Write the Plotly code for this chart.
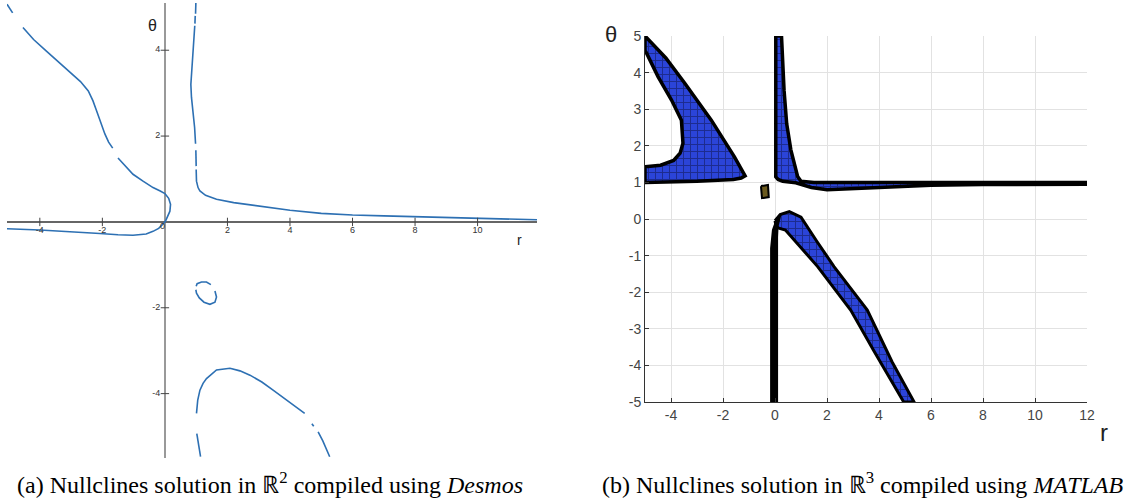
import plotly.graph_objects as go

# ---------------- data: left panel (Desmos) ----------------
curveA_r = [-5.05, -4.87, None,
            -4.54, -4.2, -3.79, -3.4, -3.04, -2.7, -2.45, -2.3, -2.18, -2.05, -1.92, -1.8, -1.67, None,
            -1.5, -1.25, -1.02, -0.7, -0.38, -0.15, 0.0, 0.12, 0.18, 0.16, 0.1, 0.02, -0.06, -0.2, -0.38,
            -0.6, -1.02, -1.5, -2.08, -3.0, -4.0, -5.05]
curveA_t = [5.07, 4.87, None,
            4.53, 4.25, 3.98, 3.73, 3.51, 3.27, 3.05, 2.82, 2.58, 2.3, 2.05, 1.86, 1.72, None,
            1.49, 1.28, 1.11, 0.95, 0.8, 0.72, 0.66, 0.55, 0.41, 0.25, 0.13, 0.02, -0.05, -0.15, -0.22,
            -0.28, -0.31, -0.3, -0.27, -0.23, -0.19, -0.16]

curveB_r = [0.99, 0.98, None, 0.97, 0.96, None,
            0.955, 0.92, 0.9, 0.86, 0.83, 0.85, 0.9, 0.95, 0.98, None,
            0.99, 1.0, None,
            1.0, 1.01, 1.06, 1.12, 1.3, 1.65, 2.2, 2.7, 3.67, 4.0, 5.0, 6.0, 7.0, 8.0, 9.0, 10.0, 11.0, 11.9]
curveB_t = [5.1, 4.85, None, 4.8, 4.62, None,
            4.57, 4.2, 3.98, 3.6, 3.2, 2.9, 2.58, 2.2, 1.82, None,
            1.67, 1.3, None,
            1.22, 0.95, 0.8, 0.72, 0.62, 0.53, 0.45, 0.4, 0.3, 0.27, 0.2, 0.16, 0.14, 0.12, 0.1, 0.08, 0.065, 0.05]

curveC_r = [1.0, 1.03, 1.17, 1.33, 1.47, None, 1.6, 1.65, 1.6, 1.44, 1.25, 1.1, 1.01, 0.99]
curveC_t = [-1.5, -1.44, -1.40, -1.40, -1.46, None, -1.61, -1.75, -1.87, -1.92, -1.87, -1.77, -1.66, -1.58]

curveD_r = [1.14, 1.08, 1.02, None,
            1.01, 1.05, 1.12, 1.22, 1.33, 1.65, 2.08, 2.4, 2.72, 3.1, 3.46, 4.0, 4.47, None,
            4.7, 4.76, None,
            4.9, 5.05, 5.27]
curveD_t = [-5.47, -5.2, -4.93, None,
            -4.46, -4.15, -3.92, -3.76, -3.65, -3.45, -3.41, -3.47, -3.57, -3.73, -3.92, -4.2, -4.46, None,
            -4.7, -4.76, None,
            -4.89, -5.1, -5.47]

left_xticks = [-4, -2, 2, 4, 6, 8, 10]
left_yticks = [4, 2, -2, -4]

# ---------------- data: right panel (MATLAB) ----------------
wedge_r = [-5.0, -4.2, -3.47, -2.45, -1.56, -1.2, -1.15, -1.3, -1.6, -3.0, -5.0, -5.0,
           -4.4, -3.9, -3.65, -3.54, -3.6, -3.98, -4.5, -4.94, -5.0, -5.0]
wedge_t = [5.0, 4.4, 3.71, 2.7, 1.7, 1.25, 1.18, 1.12, 1.08, 1.03, 1.0, 1.43,
           1.47, 1.6, 1.8, 2.07, 2.7, 3.25, 3.89, 4.53, 4.6, 5.0]

spike_r = [0.03, 0.03, 0.12, 0.3, 0.8, 1.1, 1.4, 2.0, 3.0, 4.2, 6.0, 8.0, 12.05, 12.05, 8.0, 4.0,
           1.5, 1.0, 0.87, 0.61, 0.45, 0.35, 0.25, 0.03]
spike_t = [5.0, 1.15, 1.08, 1.03, 0.99, 0.92, 0.86, 0.8, 0.83, 0.88, 0.92, 0.94, 0.95, 1.0, 1.0, 1.0,
           1.0, 1.03, 1.16, 1.89, 2.6, 3.5, 5.0, 5.0]

square_r = [-0.54, -0.27, -0.24, -0.5, -0.54]
square_t = [0.9, 0.93, 0.6, 0.57, 0.9]

bar_r = [-0.15, -0.17, -0.15, -0.08, 0.05, 0.2, 0.1, 0.08, 0.08, -0.15]
bar_t = [-5.0, -2.0, -0.8, -0.3, -0.05, 0.1, -0.2, -0.5, -5.0, -5.0]

band_r = [0.0, 0.2, 0.55, 1.0, 1.6, 2.27, 3.55, 4.5, 5.35, 4.95, 3.8, 2.91, 1.64, 0.9, 0.61, 0.4, 0.15, 0.05, 0.0]
band_t = [-0.05, 0.12, 0.2, 0.05, -0.6, -1.3, -2.49, -3.9, -5.0, -5.0, -3.6, -2.49, -1.3, -0.7, -0.48, -0.3, -0.25, -0.2, -0.05]

right_xticks = [-4, -2, 0, 2, 4, 6, 8, 10, 12]
right_yticks = [-5, -4, -3, -2, -1, 0, 1, 2, 3, 4, 5]

# ---------------- figure ----------------
fig = go.Figure()
DES = "#2d70b3"

for rr, tt in [(curveA_r, curveA_t), (curveB_r, curveB_t), (curveC_r, curveC_t), (curveD_r, curveD_t)]:
    fig.add_trace(go.Scatter(x=rr, y=tt, mode="lines", line=dict(color=DES, width=1.6),
                             xaxis="x", yaxis="y", hoverinfo="skip", showlegend=False))

# tick marks and labels on left panel (crossing axes)
fig.add_trace(go.Scatter(x=left_xticks, y=[0] * len(left_xticks), mode="markers+text",
                         marker=dict(symbol="line-ns", size=6, line=dict(width=1, color="#444")),
                         text=[str(v) for v in left_xticks], textposition="bottom center",
                         textfont=dict(size=9, color="#333", family="Arial"),
                         xaxis="x", yaxis="y", hoverinfo="skip", showlegend=False))
fig.add_trace(go.Scatter(x=[0] * len(left_yticks), y=left_yticks, mode="markers+text",
                         marker=dict(symbol="line-ew", size=6, line=dict(width=1, color="#444")),
                         text=[str(v) for v in left_yticks], textposition="middle left",
                         textfont=dict(size=9, color="#333", family="Arial"),
                         xaxis="x", yaxis="y", hoverinfo="skip", showlegend=False))
fig.add_trace(go.Scatter(x=[0], y=[0], mode="text", text=["0"], textposition="bottom left",
                         textfont=dict(size=9, color="#333", family="Arial"),
                         xaxis="x", yaxis="y", hoverinfo="skip", showlegend=False))

# right panel shapes
BLUE = "#2b44d8"
pat = dict(shape="+", bgcolor=BLUE, fgcolor="#0d1040", size=7, solidity=0.25)
fig.add_trace(go.Scatter(x=wedge_r, y=wedge_t, mode="lines", fill="toself", fillcolor=BLUE,
                         fillpattern=pat, line=dict(color="black", width=3.5),
                         xaxis="x2", yaxis="y2", hoverinfo="skip", showlegend=False))
fig.add_trace(go.Scatter(x=spike_r, y=spike_t, mode="lines", fill="toself", fillcolor=BLUE,
                         fillpattern=pat, line=dict(color="black", width=3.5),
                         xaxis="x2", yaxis="y2", hoverinfo="skip", showlegend=False))
fig.add_trace(go.Scatter(x=square_r, y=square_t, mode="lines", fill="toself", fillcolor="#6b5a1e",
                         line=dict(color="black", width=2),
                         xaxis="x2", yaxis="y2", hoverinfo="skip", showlegend=False))
fig.add_trace(go.Scatter(x=band_r, y=band_t, mode="lines", fill="toself", fillcolor=BLUE,
                         fillpattern=pat, line=dict(color="black", width=3),
                         xaxis="x2", yaxis="y2", hoverinfo="skip", showlegend=False))
fig.add_trace(go.Scatter(x=bar_r, y=bar_t, mode="lines", fill="toself", fillcolor="black",
                         line=dict(color="black", width=2),
                         xaxis="x2", yaxis="y2", hoverinfo="skip", showlegend=False))

W, H = 1130, 499
fig.update_layout(
    width=W, height=H, margin=dict(l=0, r=0, t=0, b=0, autoexpand=False),
    paper_bgcolor="white", plot_bgcolor="white",
    xaxis=dict(domain=[7 / W, 537 / W], range=[-5.05, 11.9], showgrid=False, showticklabels=False,
               zeroline=True, zerolinecolor="#999", zerolinewidth=1.5, showline=False, ticks="",
               automargin=False),
    yaxis=dict(domain=[1 - 458 / H, 1 - 3 / H], range=[-5.5, 5.1], showgrid=False, showticklabels=False,
               zeroline=True, zerolinecolor="#666", zerolinewidth=1.5, showline=False, ticks="",
               automargin=False),
    xaxis2=dict(domain=[645 / W, 1087 / W], range=[-5, 12], tickvals=right_xticks,
                ticktext=[str(v) for v in right_xticks],
                showgrid=True, gridcolor="#e2e2e2", zeroline=False, showline=True, linecolor="#333",
                ticks="inside", ticklen=4, tickcolor="#333", automargin=False,
                tickfont=dict(size=14, color="#444", family="Arial"), anchor="y2"),
    yaxis2=dict(domain=[1 - 402 / H, 1 - 36 / H], range=[-5, 5], tickvals=right_yticks,
                ticktext=[str(v) for v in right_yticks],
                showgrid=True, gridcolor="#e2e2e2", zeroline=False, showline=True, linecolor="#333",
                ticks="inside", ticklen=4, tickcolor="#333", automargin=False,
                tickfont=dict(size=14, color="#444", family="Arial"), anchor="x2"),
)

anns = [
    dict(text="θ", x=152 / W, y=1 - 25 / H, font=dict(size=16, color="#222", family="Arial")),
    dict(text="r", x=519 / W, y=1 - 240 / H, font=dict(size=14, color="#222", family="Arial")),
    dict(text="θ", x=611 / W, y=1 - 35 / H, font=dict(size=22, color="#222", family="Arial")),
    dict(text="r", x=1104 / W, y=1 - 432 / H, font=dict(size=24, color="#222", family="Arial")),
    dict(text="(a) Nullclines solution in ℝ<sup>2</sup> compiled using <i>Desmos</i>",
         x=270 / W, y=1 - 483 / H, font=dict(size=24, color="black", family="Liberation Serif")),
    dict(text="(b) Nullclines solution in ℝ<sup>3</sup> compiled using <i>MATLAB</i>",
         x=862 / W, y=1 - 483 / H, font=dict(size=24, color="black", family="Liberation Serif")),
]
for a in anns:
    fig.add_annotation(xref="paper", yref="paper", showarrow=False, xanchor="center", yanchor="middle", **a)

fig.write_html("out.html", config={"displayModeBar": False},
               post_script="document.body.style.margin='0';document.body.style.overflow='hidden';")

^^^^

# Problem description:
Write out an exact copy of the listing, first line through the line containing "-0.28, -0.31, -0.3, -0.27, -0.23, -0.19, -0.16]", with the pictures left out.

# Full output:
Write the Plotly code for this chart.
import plotly.graph_objects as go

# ---------------- data: left panel (Desmos) ----------------
curveA_r = [-5.05, -4.87, None,
            -4.54, -4.2, -3.79, -3.4, -3.04, -2.7, -2.45, -2.3, -2.18, -2.05, -1.92, -1.8, -1.67, None,
            -1.5, -1.25, -1.02, -0.7, -0.38, -0.15, 0.0, 0.12, 0.18, 0.16, 0.1, 0.02, -0.06, -0.2, -0.38,
            -0.6, -1.02, -1.5, -2.08, -3.0, -4.0, -5.05]
curveA_t = [5.07, 4.87, None,
            4.53, 4.25, 3.98, 3.73, 3.51, 3.27, 3.05, 2.82, 2.58, 2.3, 2.05, 1.86, 1.72, None,
            1.49, 1.28, 1.11, 0.95, 0.8, 0.72, 0.66, 0.55, 0.41, 0.25, 0.13, 0.02, -0.05, -0.15, -0.22,
            -0.28, -0.31, -0.3, -0.27, -0.23, -0.19, -0.16]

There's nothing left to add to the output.